Dr. Xiaoyan (Scarlet) Wang is a post doctoral researcher of Biochemistry at Middlesex University, London. After one year training in Nanjing First hospital, China as a doctor, she decided it was time for a change of scenery and career and moved to UK, where she obtained her Master degree in Neuroscience at University of Bristol and Ph.D degree in Biology and Biochemistry at University of Bath. After Scarlet gained her Ph.D degree, she moved to London and successfully earned a spot as a liposome technologist in Professor Ivan Roitt's research group at Middlesex University. Recently, she collaborated with two friends on two projects, entitled Selective delivery of arsenic trioxide with targeting liposomes to HPV infected cervical cancer cells, and Combined treatment of Ischemia-referfusion (IR) injury in hepatic surgery with liposomal drugs.
Learning & Teaching Interests
Research Outputs & Interests
By delivering a drug selectively to cancer tissue one can deliver a concentrated dose and avoid the unpleasant effects of systemic administration. Dr. Scarlet Wang has already shown liposomes coated with antibody Vhh fragments can not only neutralise free virus but also effectively deliver encapsulated anti-HIV drugs to infected cells to inhibit replication.
Funded Research & Knowledge Exchange Projects
Personnel: Scarlet Wang, Falak Iqbal and Ivan Roitt
Title: Liposomal drug delivery
We have shown that liposomes coated with llama Vhh antibody fragments specific for HIV HIV gp120 can neutralise free virus and we are trying to firm up observations that they can deliver Saquinavir, an anti-HIV drug, to infected cells expressing surface gp120. The system will be exploited to delivery of drugs to cancer cells.

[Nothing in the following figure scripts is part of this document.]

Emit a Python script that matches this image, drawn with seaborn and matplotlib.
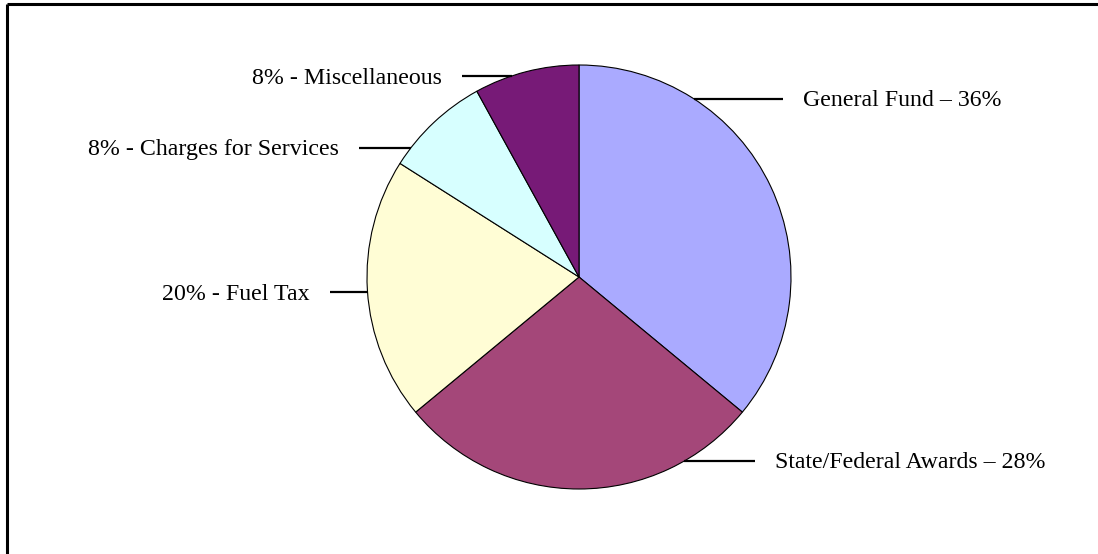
import numpy as np
import matplotlib
matplotlib.use("Agg")
import matplotlib.pyplot as plt
import seaborn as sns

# ---- data ----
names = ["General Fund", "State/Federal Awards", "Fuel Tax", "Charges for Services", "Miscellaneous"]
shares = [36, 28, 20, 8, 8]
colors = ["#AAAAFF", "#A44779", "#FFFDD5", "#D7FFFF", "#771A77"]
label_side = ["right", "right", "left", "left", "left"]

# ---- layout (pixels) ----
W, H = 1098, 554
cx, cy, R = 579, 277, 212
label_y = [99, 461, 292, 148, 76]
line_outer_x = [783, 755, 330, 359, 462]
gap = 20

sns.set_theme(style="white")
plt.rcParams["font.family"] = ["Liberation Serif", "DejaVu Serif"]

fig = plt.figure(figsize=(W / 100, H / 100), dpi=100)
fig.patch.set_facecolor("white")

# pie axes
axp = fig.add_axes([(cx - R) / W, (H - cy - R) / H, 2 * R / W, 2 * R / H])
axp.pie(shares, colors=colors, startangle=90, counterclock=False,
        wedgeprops=dict(edgecolor="black", linewidth=0.8), radius=1.0)
axp.set_xlim(-1, 1)
axp.set_ylim(-1, 1)
axp.set_axis_off()

# overlay axes in pixel coordinates
ax = fig.add_axes([0, 0, 1, 1], facecolor="none")
ax.set_xlim(0, W)
ax.set_ylim(H, 0)
ax.set_axis_off()

for name, v, side, y, xo in zip(names, shares, label_side, label_y, line_outer_x):
    dy = y - cy
    dx = np.sqrt(max(R * R - dy * dy, 0))
    if side == "right":
        xe = cx + dx
        txt = f"{name} \u2013 {v}%"
        ax.plot([xe, xo], [y, y], color="black", lw=1.6, solid_capstyle="butt")
        ax.text(xo + gap, y + 2, txt, ha="left", va="center", fontsize=17.2, color="black")
    else:
        xe = cx - dx
        txt = f"{v}% - {name}"
        ax.plot([xo, xe], [y, y], color="black", lw=1.6, solid_capstyle="butt")
        ax.text(xo - gap, y + 2, txt, ha="right", va="center", fontsize=17.2, color="black")

# frame border (top and left edges visible)
ax.plot([7, W], [4, 4], color="black", lw=2.2, solid_capstyle="butt")
ax.plot([7, 7], [4, H], color="black", lw=2.2, solid_capstyle="butt")

fig.savefig("out.png", dpi=100, facecolor="white")
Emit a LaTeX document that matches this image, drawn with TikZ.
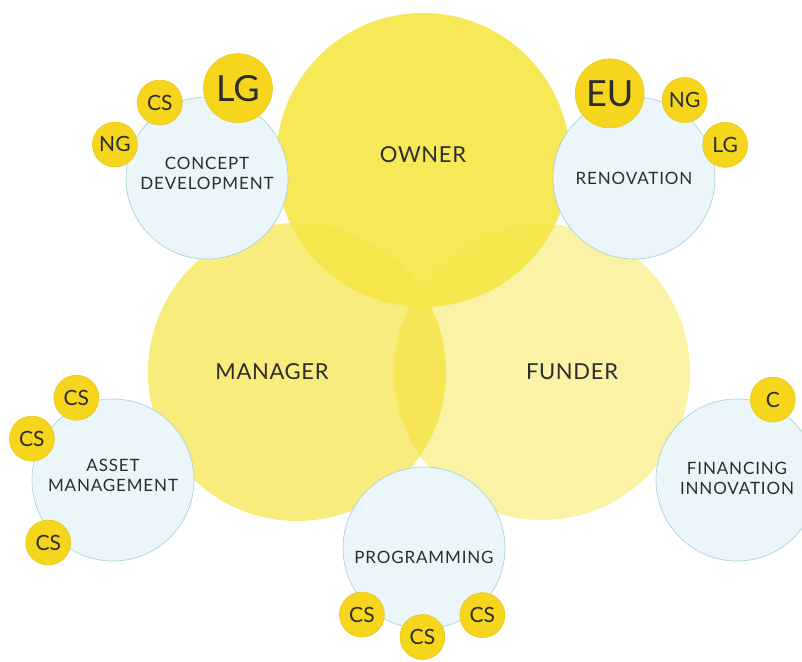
\documentclass[tikz,border=0pt]{standalone}
\usepackage{fontspec}
\setmainfont{Lato}
\newfontfamily\spaced[LetterSpace=5]{Lato}
\newfontfamily\rolefont[LetterSpace=3]{Lato}
\usetikzlibrary{calc, positioning}
\definecolor{sun}{RGB}{244,222,20}
\definecolor{ownersun}{RGB}{247,230,70}
\definecolor{tagyellow}{RGB}{245,214,28}
\definecolor{tagedge}{RGB}{228,196,20}
\definecolor{ice}{RGB}{234,246,249}
\definecolor{iceedge}{RGB}{165,205,212}
\definecolor{ink}{RGB}{45,45,45}

\begin{document}
\begin{tikzpicture}[
    x=1pt, y=1pt,
    role/.style={circle, fill=sun, minimum size=298pt, inner sep=0pt, outer sep=0pt},
    rolelabel/.style={font=\fontsize{22}{24}\selectfont\rolefont, text=ink},
    task/.style={circle, draw=iceedge, line width=0.6pt, fill=ice, minimum size=162pt, inner sep=0pt, outer sep=0pt},
    tasktext/.style={align=center, font=\fontsize{17}{20}\selectfont\spaced, text=ink},
    tag/.style={circle, draw=tagedge, line width=0.5pt, fill=tagyellow, minimum size=45pt, inner sep=0pt, font=\fontsize{21}{22}\selectfont, text=ink},
    bigtag/.style={tag, minimum size=69pt, font=\fontsize{36}{36}\selectfont}
]
\useasboundingbox (0,0) rectangle (802,661);
\fill[white] (0,0) rectangle (802,661);
% the three roles
\node[role, fill opacity=0.55] (mgr) at (297,289) {};
\node[role, fill opacity=0.38, minimum size=296pt] (fund) at (542,289) {};
\node[role, fill=ownersun, fill opacity=0.9, minimum size=294pt] (own) at (423,501) {};
\node[rolelabel] (own-txt) at ([yshift=5pt]own.center) {OWNER};
\node[rolelabel] (mgr-txt) at ([xshift=-25pt]mgr.center) {MANAGER};
\node[rolelabel] (fund-txt) at ([xshift=30pt]fund.center) {FUNDER};
% tasks
\node[task] (cd) at (207,483) {};
\node[task] (ren) at (634,483) {};
\node[task] (am) at (113,181) {};
\node[task] (fi) at (737,181) {};
\node[task] (prog) at (424,113) {};
\node[tasktext] (cd-txt) at ([yshift=5pt]cd.center) {CONCEPT\\DEVELOPMENT};
\node[tasktext] (ren-txt) at (ren.center) {RENOVATION};
\node[tasktext] (am-txt) at ([yshift=5pt]am.center) {ASSET\\MANAGEMENT};
\node[tasktext] (fi-txt) at ([yshift=2pt]fi.center) {FINANCING\\INNOVATION};
\node[tasktext] (prog-txt) at ([yshift=-9pt]prog.center) {PROGRAMMING};
% tags
\node[tag] (cd-ng) at ($(cd)+(160:98)$) {NG};
\node[tag] (cd-cs) at ($(cd)+(122:89)$) {CS};
\node[bigtag] (cd-lg) at ($(cd)+(71:95)$) {LG};
\node[bigtag] (ren-eu) at ($(ren)+(106:88)$) {EU};
\node[tag] (ren-ng) at ($(ren)+(57:93)$) {NG};
\node[tag] (ren-lg) at ($(ren)+(20:97)$) {LG};
\node[tag] (am-cs1) at ($(am)+(114:90)$) {CS};
\node[tag] (am-cs2) at ($(am)+(153:91)$) {CS};
\node[tag] (am-cs3) at ($(am)+(224:90)$) {CS};
\node[tag] (fi-c) at ($(fi)+(66:88)$) {C};
\node[tag] (prog-cs1) at ($(prog)+(227:91)$) {CS};
\node[tag] (prog-cs2) at ($(prog)+(269:89)$) {CS};
\node[tag] (prog-cs3) at ($(prog)+(311:89)$) {CS};
\end{tikzpicture}
\end{document}
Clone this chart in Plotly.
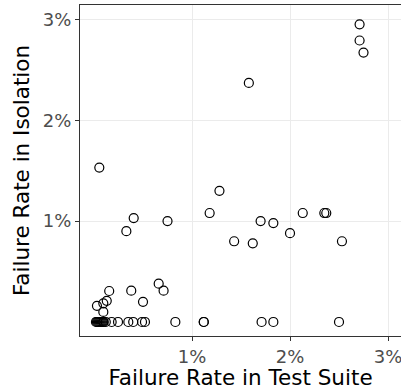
import plotly.graph_objects as go

# Failure rates (%)
suite_rate = [
    # y = 0 row
    0.02, 0.03, 0.04, 0.05, 0.06, 0.07, 0.08, 0.09, 0.10, 0.12,
    0.18, 0.245, 0.35, 0.40, 0.49, 0.52, 0.83, 1.12, 1.12, 1.71, 1.83, 2.50,
    # low cluster
    0.03, 0.095, 0.095, 0.13, 0.155, 0.38, 0.50, 0.66, 0.71,
    # middle
    0.054, 0.33, 0.405, 0.75, 1.18, 1.28, 1.43, 1.62, 1.70, 1.83, 2.00,
    2.13, 2.35, 2.37, 2.53,
    # top
    1.58, 2.71, 2.71, 2.75,
]
isolation_rate = [
    0, 0, 0, 0, 0, 0, 0, 0, 0, 0,
    0, 0, 0, 0, 0, 0, 0, 0, 0, 0, 0, 0,
    0.16, 0.10, 0.185, 0.21, 0.307, 0.31, 0.20, 0.38, 0.31,
    1.53, 0.90, 1.03, 1.00, 1.08, 1.30, 0.80, 0.78, 1.00, 0.98, 0.88,
    1.08, 1.08, 1.08, 0.80,
    2.37, 2.95, 2.79, 2.67,
]
tick_vals = [1, 2, 3]
tick_text = ["1%", "2%", "3%"]

fig = go.Figure(go.Scatter(
    x=suite_rate, y=isolation_rate, mode="markers",
    marker=dict(symbol="circle-open", size=9, color="black", line=dict(width=1.2)),
    cliponaxis=False,
))

font = "DejaVu Sans"
fig.update_layout(
    width=401, height=390,
    margin=dict(l=80, r=0, t=5, b=54),
    paper_bgcolor="white", plot_bgcolor="white",
    showlegend=False,
    font=dict(family=font),
)
fig.update_xaxes(
    automargin=False,
    range=[-0.143, -0.143 + 321 / 98],
    tickvals=tick_vals, ticktext=tick_text,
    tickfont=dict(size=18, color="#4d4d4d"),
    ticklabeloverflow="allow",
    ticks="outside", ticklen=4, tickcolor="#333333", tickwidth=1,
    showgrid=True, gridcolor="#ebebeb", gridwidth=1.2,
    zeroline=False,
    showline=True, linecolor="#333333", linewidth=1.2, mirror=True,
    title=dict(text="Failure Rate in Test Suite", font=dict(size=21.5, color="black"), standoff=4),
)
fig.update_yaxes(
    automargin=False,
    range=[-0.139, 3.142],
    tickvals=tick_vals, ticktext=tick_text,
    tickfont=dict(size=18, color="#4d4d4d"),
    ticks="outside", ticklen=4, tickcolor="#333333", tickwidth=1,
    showgrid=True, gridcolor="#ebebeb", gridwidth=1.2,
    zeroline=False,
    showline=True, linecolor="#333333", linewidth=1.2,
    title=dict(text="Failure Rate in Isolation", font=dict(size=21.5, color="black"), standoff=7),
)

fig.write_html(
    "out.html",
    config={"displayModeBar": False},
    post_script="document.body.style.margin='0';document.body.style.overflow='hidden';",
)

Funding: EU CHAARM consortium. June 2010-Dec. 2014
Personnel: Scarlet Wang, Song Wen, Mohamed Moumene, Lewis Wong
Title:Liposomal delivery of anti-cancer drugs.
We are targeting cancer cell lines bearing surface folic acid receptors,a common feature of tumour cells, with arsenic trioxide loaded liposomes coated with folic acid.
Title: Liposomal delivery of arsenic trioxide for treating cervical cancers
We have shown that ATO can target HPV- infected cervical cancer cells and bring up p53 levels previously. We are now investigating the possibility of using liposomes to deliver ATO into cancer cells to reduce ATO toxicity and increasing the specificity through a suitable conjugated antibody.
Funding: Middlesex University research initiative fund
Personnel: Richard Bayford, Scarlet Wang
Title: Nanoparticle ablation of cancer cells
We are investigating the use of nanoparticle heating on gold and iron. A number of researchers including Curley and co-workers demonstrated an increased percentage of cell death in the GNP-treated cells exposed to an external RF field. It is clear from their investigation that as an intracellular target molecule, GNPs released substantial heat in the nano environment after exposure to a high-voltage focused RF field. These results demonstrated the increased percentage of cell death in the GNP-treated cells exposed to the external RF field. Radiofrequency ablation (RFA) is a minimally invasive treatment for cancer that is approved by the FDA. We are seeking to optimize cell uptake of GNPs and investigating mechanisms of cell death other than simple heating.